Semua faktor yang mencurigakan ini membangkitkan kembali kenangan masa mandat Britania Raya atas Palestina (1917–1948). Sejarawan asal Yerusalem, Dr. Ahmad al-‘Alami, dalam bukunya Penjajahan Britania atas Palestina, menjelaskan bagaimana Inggris menciptakan kondisi yang memungkinkan lahirnya negara Zionis asing di tanah Palestina, demi mewujudkan janji Menteri Luar Negeri Britania, Balfour.
Rekam jejak Blair dalam politik tidak berhenti pada perannya menyesatkan rakyat Inggris dengan klaim palsu tentang keberadaan senjata pemusnah massal di Irak—sebagaimana diungkap oleh laporan Komisi Penyelidikan Perang Irak yang dipimpin Sir John Chilcot pada 2016, yang menyimpulkan bahwa keputusan invasi itu salah dan didasarkan pada intelijen palsu. Ia juga menghadapi tuduhan lain di luar ranah politik, sebagaimana disebut jurnalis Inggris Jonathan Cook dalam makalah penelitian yang diterbitkan pada musim gugur 2013 oleh Palestine Studies Institute.
Para pengkritiknya menilai Blair tidak pernah berlaku adil terhadap Timur Tengah. Selain itu, Financial Times memperkirakan pendapatan tahunan Blair mencapai sekitar 20 juta pound sterling pada tahun 2012. Ia mendirikan lembaga konsultasi politik di London bernama Tony Blair Institute for Global Change, memanfaatkan jaringan luasnya untuk memberikan jasa konsultasi politik dan ekonomi ke berbagai negara. Sejak tahun 2008, ia juga bergabung dengan bank investasi Amerika Serikat, JP Morgan, sebagai penasihat senior dengan bayaran besar.

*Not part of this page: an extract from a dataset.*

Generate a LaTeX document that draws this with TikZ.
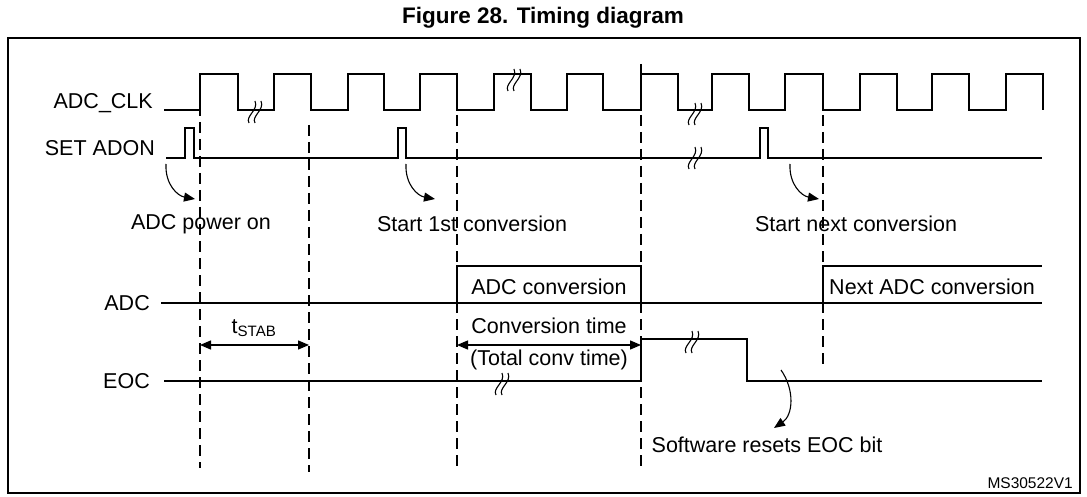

Atas semua alasan itu, penempatan Gaza di bawah perwalian langsung Amerika Serikat dan pengawasan Tony Blair menjadi bagian paling berbahaya dari rencana ini. Sam Kelly, dalam laporannya yang disebutkan sebelumnya, menulis bahwa langkah tersebut menempatkan posisi Palestina dalam kebuntuan, baik jika menerima maupun menolaknya. Rencana ini menggunakan kedok “perdamaian” untuk menutupi permainan politik yang rumit, penuh tipu daya dan pemerasan, dengan dalih menghentikan serangan dan menyalurkan bantuan kemanusiaan bagi penduduk Gaza.
Dalam permainan ini, rekonstruksi hanyalah alat tekanan; penarikan pasukan Israel dijadikan hadiah bersyarat, bukan hak sah rakyat Palestina. Dengan demikian, proyek Trump tidak lebih dari ladang ranjau—bukan rencana perdamaian.
Inilah jebakan yang berusaha dihindari oleh Gerakan Perlawanan Islam (Hamas). Tanggapan mereka terhadap rencana Presiden AS pada 3 Oktober lalu terbagi dua.
Bagian pertama menunjukkan niat baik, dengan menyatakan kesediaan menyerahkan semua tawanan, hidup maupun mati, guna memenuhi poin pertama dan menjamin penghentian agresi Israel terhadap Gaza. Sedangkan bagian kedua menegaskan bahwa penentuan masa depan Gaza adalah urusan nasional yang tidak bisa diputuskan Hamas sendiri. Gerakan tersebut juga menyatakan persetujuan terhadap proposal Mesir dan menegaskan kembali keinginannya menyerahkan administrasi Gaza kepada badan Palestina independen.
Secara tak terduga, Trump menyambut positif tanggapan Hamas dan mempublikasikan pernyataan itu di akun resminya di media sosial. Sikap ini mengejutkan Netanyahu, yang menurut laporan Axios menganggap respons Hamas sebagai penolakan terhadap rencana Amerika.
Meski tampak bahwa kesepakatan gencatan senjata dan penghentian perang antara pasukan pendudukan dan kelompok perlawanan semakin dekat, hari-hari mendatang akan diwarnai perundingan yang rumit, sarat dengan rincian yang ingin diamankan masing-masing pihak. Di tengah semua itu, Tony Blair—bersama pihak-pihak yang mendukungnya—menunggu hasil akhir dari negosiasi tersebut, mengincar peran imperial baru yang bersembunyi di balik nama indah: “Dewan Perdamaian.”